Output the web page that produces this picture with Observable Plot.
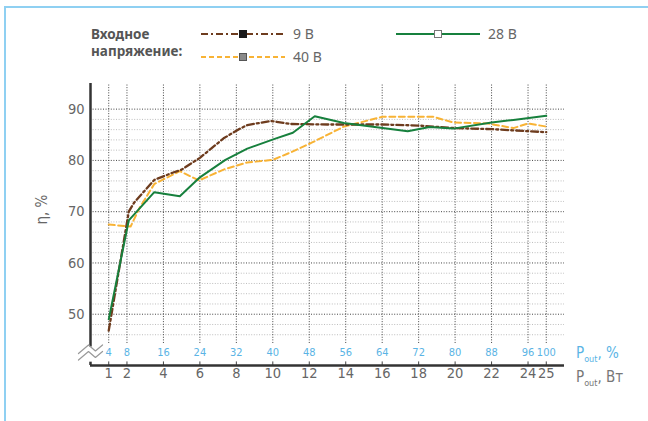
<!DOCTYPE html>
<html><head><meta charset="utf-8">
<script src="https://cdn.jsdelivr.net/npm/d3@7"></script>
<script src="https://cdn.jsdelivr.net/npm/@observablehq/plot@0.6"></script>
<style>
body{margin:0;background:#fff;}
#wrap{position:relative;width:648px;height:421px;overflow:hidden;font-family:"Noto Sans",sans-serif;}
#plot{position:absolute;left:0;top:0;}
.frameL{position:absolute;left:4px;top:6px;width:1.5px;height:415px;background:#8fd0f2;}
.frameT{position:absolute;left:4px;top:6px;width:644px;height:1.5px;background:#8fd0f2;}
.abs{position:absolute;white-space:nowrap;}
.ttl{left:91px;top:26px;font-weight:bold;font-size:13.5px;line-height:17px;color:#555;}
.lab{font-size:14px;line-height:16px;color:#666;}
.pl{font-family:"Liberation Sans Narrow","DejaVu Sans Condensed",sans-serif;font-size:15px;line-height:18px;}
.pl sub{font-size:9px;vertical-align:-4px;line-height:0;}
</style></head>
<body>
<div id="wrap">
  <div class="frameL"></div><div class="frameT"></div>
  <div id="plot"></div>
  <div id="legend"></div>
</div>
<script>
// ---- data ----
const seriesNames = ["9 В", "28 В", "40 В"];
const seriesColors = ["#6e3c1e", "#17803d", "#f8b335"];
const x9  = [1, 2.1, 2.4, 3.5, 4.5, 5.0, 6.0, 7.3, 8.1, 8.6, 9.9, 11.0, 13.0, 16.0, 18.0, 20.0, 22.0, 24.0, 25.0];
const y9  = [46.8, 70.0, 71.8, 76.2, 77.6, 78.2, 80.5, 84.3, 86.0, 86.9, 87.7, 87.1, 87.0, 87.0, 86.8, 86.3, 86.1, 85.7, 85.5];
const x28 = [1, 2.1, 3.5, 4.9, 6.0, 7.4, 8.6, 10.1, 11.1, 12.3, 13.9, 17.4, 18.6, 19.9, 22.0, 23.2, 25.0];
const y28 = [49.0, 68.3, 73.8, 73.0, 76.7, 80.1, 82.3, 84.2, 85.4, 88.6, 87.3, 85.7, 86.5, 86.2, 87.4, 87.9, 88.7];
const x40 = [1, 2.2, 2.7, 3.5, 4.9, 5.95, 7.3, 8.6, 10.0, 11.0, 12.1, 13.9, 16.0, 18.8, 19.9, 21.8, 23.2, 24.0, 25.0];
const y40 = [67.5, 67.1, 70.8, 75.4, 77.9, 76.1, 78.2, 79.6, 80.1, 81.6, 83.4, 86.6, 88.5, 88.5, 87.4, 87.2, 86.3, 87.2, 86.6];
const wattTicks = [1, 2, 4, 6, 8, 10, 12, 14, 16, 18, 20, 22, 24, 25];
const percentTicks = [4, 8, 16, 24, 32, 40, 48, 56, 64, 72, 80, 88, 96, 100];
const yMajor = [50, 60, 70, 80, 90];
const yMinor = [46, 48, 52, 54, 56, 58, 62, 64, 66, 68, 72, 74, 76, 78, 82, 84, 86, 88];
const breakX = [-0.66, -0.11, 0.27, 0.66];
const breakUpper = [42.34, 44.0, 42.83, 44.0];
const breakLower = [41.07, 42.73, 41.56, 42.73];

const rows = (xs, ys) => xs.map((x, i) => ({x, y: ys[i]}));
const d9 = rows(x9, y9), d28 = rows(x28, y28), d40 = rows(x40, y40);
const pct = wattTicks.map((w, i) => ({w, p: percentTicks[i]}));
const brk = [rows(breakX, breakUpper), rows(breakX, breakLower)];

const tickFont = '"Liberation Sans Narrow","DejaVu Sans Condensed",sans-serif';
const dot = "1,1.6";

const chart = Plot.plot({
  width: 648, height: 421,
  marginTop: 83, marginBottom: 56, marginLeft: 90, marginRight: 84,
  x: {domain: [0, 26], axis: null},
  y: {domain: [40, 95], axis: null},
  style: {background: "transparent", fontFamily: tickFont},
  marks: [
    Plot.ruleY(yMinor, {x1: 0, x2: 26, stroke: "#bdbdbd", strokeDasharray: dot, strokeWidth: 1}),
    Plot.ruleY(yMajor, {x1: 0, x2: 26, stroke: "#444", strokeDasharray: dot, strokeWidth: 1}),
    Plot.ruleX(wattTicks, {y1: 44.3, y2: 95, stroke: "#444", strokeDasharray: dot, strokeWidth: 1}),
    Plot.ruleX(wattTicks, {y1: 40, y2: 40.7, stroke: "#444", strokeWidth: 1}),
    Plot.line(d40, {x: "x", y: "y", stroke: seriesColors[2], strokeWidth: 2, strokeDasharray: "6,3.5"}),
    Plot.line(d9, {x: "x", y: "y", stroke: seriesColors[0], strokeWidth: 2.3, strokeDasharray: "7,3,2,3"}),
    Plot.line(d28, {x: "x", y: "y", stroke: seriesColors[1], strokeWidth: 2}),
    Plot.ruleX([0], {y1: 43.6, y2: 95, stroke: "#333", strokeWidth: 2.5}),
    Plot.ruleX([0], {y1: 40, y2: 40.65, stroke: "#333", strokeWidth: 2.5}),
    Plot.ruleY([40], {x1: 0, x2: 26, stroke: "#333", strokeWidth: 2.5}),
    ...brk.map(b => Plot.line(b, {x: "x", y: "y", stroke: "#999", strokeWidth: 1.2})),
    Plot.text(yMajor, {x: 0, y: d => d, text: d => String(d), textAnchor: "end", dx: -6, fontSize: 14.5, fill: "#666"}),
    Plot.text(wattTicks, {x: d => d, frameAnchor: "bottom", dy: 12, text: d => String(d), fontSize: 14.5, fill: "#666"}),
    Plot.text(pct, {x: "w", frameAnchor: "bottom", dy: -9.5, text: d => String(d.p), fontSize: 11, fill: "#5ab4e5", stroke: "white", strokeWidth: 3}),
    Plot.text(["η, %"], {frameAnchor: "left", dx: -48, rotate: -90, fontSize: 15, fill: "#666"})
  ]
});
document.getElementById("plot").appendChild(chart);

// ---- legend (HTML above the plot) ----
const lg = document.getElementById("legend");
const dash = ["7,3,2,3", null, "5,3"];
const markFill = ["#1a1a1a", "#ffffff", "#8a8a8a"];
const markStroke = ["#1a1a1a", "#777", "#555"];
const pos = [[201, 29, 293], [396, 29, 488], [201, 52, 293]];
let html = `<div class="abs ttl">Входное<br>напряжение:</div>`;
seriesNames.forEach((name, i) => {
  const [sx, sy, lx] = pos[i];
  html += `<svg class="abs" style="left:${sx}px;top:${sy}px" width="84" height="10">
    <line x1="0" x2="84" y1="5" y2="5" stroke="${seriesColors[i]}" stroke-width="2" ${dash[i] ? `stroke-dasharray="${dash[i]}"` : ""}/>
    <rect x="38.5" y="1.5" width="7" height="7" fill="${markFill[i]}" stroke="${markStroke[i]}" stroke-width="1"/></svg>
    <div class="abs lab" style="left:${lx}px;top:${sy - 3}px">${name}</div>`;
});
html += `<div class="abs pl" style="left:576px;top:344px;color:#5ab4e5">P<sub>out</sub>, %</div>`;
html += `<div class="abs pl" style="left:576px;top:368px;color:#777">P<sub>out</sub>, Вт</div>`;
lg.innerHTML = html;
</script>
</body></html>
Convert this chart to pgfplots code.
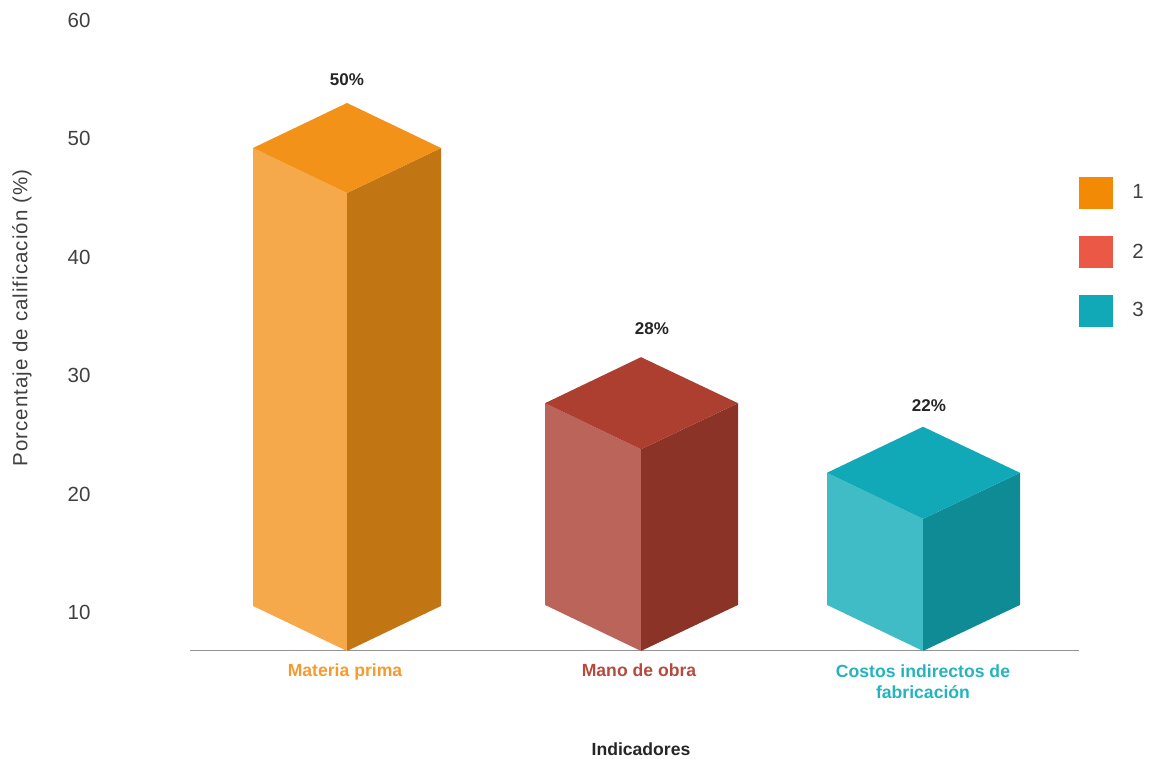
═══
**Given request:** Reproduce each entry verbatim, excluding any embedded images.

**Output for this task:**
Output the web page that produces this picture with Observable Plot.
<!DOCTYPE html>
<html><head><meta charset="utf-8">
<script src="https://cdn.jsdelivr.net/npm/d3@7"></script>
<script src="https://cdn.jsdelivr.net/npm/@observablehq/plot@0.6"></script>
<style>
body{margin:0;background:#fff;}
#wrap{position:relative;width:648px;height:421px;overflow:hidden;font-family:"Noto Sans",sans-serif;}
#plot{position:absolute;left:0;top:0;}
.frameL{position:absolute;left:4px;top:6px;width:1.5px;height:415px;background:#8fd0f2;}
.frameT{position:absolute;left:4px;top:6px;width:644px;height:1.5px;background:#8fd0f2;}
.abs{position:absolute;white-space:nowrap;}
.ttl{left:91px;top:26px;font-weight:bold;font-size:13.5px;line-height:17px;color:#555;}
.lab{font-size:14px;line-height:16px;color:#666;}
.pl{font-family:"Liberation Sans Narrow","DejaVu Sans Condensed",sans-serif;font-size:15px;line-height:18px;}
.pl sub{font-size:9px;vertical-align:-4px;line-height:0;}
</style></head>
<body>
<div id="wrap">
  <div class="frameL"></div><div class="frameT"></div>
  <div id="plot"></div>
  <div id="legend"></div>
</div>
<script>
// ---- data ----
const seriesNames = ["9 В", "28 В", "40 В"];
const seriesColors = ["#6e3c1e", "#17803d", "#f8b335"];
const x9  = [1, 2.1, 2.4, 3.5, 4.5, 5.0, 6.0, 7.3, 8.1, 8.6, 9.9, 11.0, 13.0, 16.0, 18.0, 20.0, 22.0, 24.0, 25.0];
const y9  = [46.8, 70.0, 71.8, 76.2, 77.6, 78.2, 80.5, 84.3, 86.0, 86.9, 87.7, 87.1, 87.0, 87.0, 86.8, 86.3, 86.1, 85.7, 85.5];
const x28 = [1, 2.1, 3.5, 4.9, 6.0, 7.4, 8.6, 10.1, 11.1, 12.3, 13.9, 17.4, 18.6, 19.9, 22.0, 23.2, 25.0];
const y28 = [49.0, 68.3, 73.8, 73.0, 76.7, 80.1, 82.3, 84.2, 85.4, 88.6, 87.3, 85.7, 86.5, 86.2, 87.4, 87.9, 88.7];
const x40 = [1, 2.2, 2.7, 3.5, 4.9, 5.95, 7.3, 8.6, 10.0, 11.0, 12.1, 13.9, 16.0, 18.8, 19.9, 21.8, 23.2, 24.0, 25.0];
const y40 = [67.5, 67.1, 70.8, 75.4, 77.9, 76.1, 78.2, 79.6, 80.1, 81.6, 83.4, 86.6, 88.5, 88.5, 87.4, 87.2, 86.3, 87.2, 86.6];
const wattTicks = [1, 2, 4, 6, 8, 10, 12, 14, 16, 18, 20, 22, 24, 25];
const percentTicks = [4, 8, 16, 24, 32, 40, 48, 56, 64, 72, 80, 88, 96, 100];
const yMajor = [50, 60, 70, 80, 90];
const yMinor = [46, 48, 52, 54, 56, 58, 62, 64, 66, 68, 72, 74, 76, 78, 82, 84, 86, 88];
const breakX = [-0.66, -0.11, 0.27, 0.66];
const breakUpper = [42.34, 44.0, 42.83, 44.0];
const breakLower = [41.07, 42.73, 41.56, 42.73];

const rows = (xs, ys) => xs.map((x, i) => ({x, y: ys[i]}));
const d9 = rows(x9, y9), d28 = rows(x28, y28), d40 = rows(x40, y40);
const pct = wattTicks.map((w, i) => ({w, p: percentTicks[i]}));
const brk = [rows(breakX, breakUpper), rows(breakX, breakLower)];

const tickFont = '"Liberation Sans Narrow","DejaVu Sans Condensed",sans-serif';
const dot = "1,1.6";

const chart = Plot.plot({
  width: 648, height: 421,
  marginTop: 83, marginBottom: 56, marginLeft: 90, marginRight: 84,
  x: {domain: [0, 26], axis: null},
  y: {domain: [40, 95], axis: null},
  style: {background: "transparent", fontFamily: tickFont},
  marks: [
    Plot.ruleY(yMinor, {x1: 0, x2: 26, stroke: "#bdbdbd", strokeDasharray: dot, strokeWidth: 1}),
    Plot.ruleY(yMajor, {x1: 0, x2: 26, stroke: "#444", strokeDasharray: dot, strokeWidth: 1}),
    Plot.ruleX(wattTicks, {y1: 44.3, y2: 95, stroke: "#444", strokeDasharray: dot, strokeWidth: 1}),
    Plot.ruleX(wattTicks, {y1: 40, y2: 40.7, stroke: "#444", strokeWidth: 1}),
    Plot.line(d40, {x: "x", y: "y", stroke: seriesColors[2], strokeWidth: 2, strokeDasharray: "6,3.5"}),
    Plot.line(d9, {x: "x", y: "y", stroke: seriesColors[0], strokeWidth: 2.3, strokeDasharray: "7,3,2,3"}),
    Plot.line(d28, {x: "x", y: "y", stroke: seriesColors[1], strokeWidth: 2}),
    Plot.ruleX([0], {y1: 43.6, y2: 95, stroke: "#333", strokeWidth: 2.5}),
    Plot.ruleX([0], {y1: 40, y2: 40.65, stroke: "#333", strokeWidth: 2.5}),
    Plot.ruleY([40], {x1: 0, x2: 26, stroke: "#333", strokeWidth: 2.5}),
    ...brk.map(b => Plot.line(b, {x: "x", y: "y", stroke: "#999", strokeWidth: 1.2})),
    Plot.text(yMajor, {x: 0, y: d => d, text: d => String(d), textAnchor: "end", dx: -6, fontSize: 14.5, fill: "#666"}),
    Plot.text(wattTicks, {x: d => d, frameAnchor: "bottom", dy: 12, text: d => String(d), fontSize: 14.5, fill: "#666"}),
    Plot.text(pct, {x: "w", frameAnchor: "bottom", dy: -9.5, text: d => String(d.p), fontSize: 11, fill: "#5ab4e5", stroke: "white", strokeWidth: 3}),
    Plot.text(["η, %"], {frameAnchor: "left", dx: -48, rotate: -90, fontSize: 15, fill: "#666"})
  ]
});
document.getElementById("plot").appendChild(chart);

// ---- legend (HTML above the plot) ----
const lg = document.getElementById("legend");
const dash = ["7,3,2,3", null, "5,3"];
const markFill = ["#1a1a1a", "#ffffff", "#8a8a8a"];
const markStroke = ["#1a1a1a", "#777", "#555"];
const pos = [[201, 29, 293], [396, 29, 488], [201, 52, 293]];
let html = `<div class="abs ttl">Входное<br>напряжение:</div>`;
seriesNames.forEach((name, i) => {
  const [sx, sy, lx] = pos[i];
  html += `<svg class="abs" style="left:${sx}px;top:${sy}px" width="84" height="10">
    <line x1="0" x2="84" y1="5" y2="5" stroke="${seriesColors[i]}" stroke-width="2" ${dash[i] ? `stroke-dasharray="${dash[i]}"` : ""}/>
    <rect x="38.5" y="1.5" width="7" height="7" fill="${markFill[i]}" stroke="${markStroke[i]}" stroke-width="1"/></svg>
    <div class="abs lab" style="left:${lx}px;top:${sy - 3}px">${name}</div>`;
});
html += `<div class="abs pl" style="left:576px;top:344px;color:#5ab4e5">P<sub>out</sub>, %</div>`;
html += `<div class="abs pl" style="left:576px;top:368px;color:#777">P<sub>out</sub>, Вт</div>`;
lg.innerHTML = html;
</script>
</body></html>
Convert this chart to pgfplots code.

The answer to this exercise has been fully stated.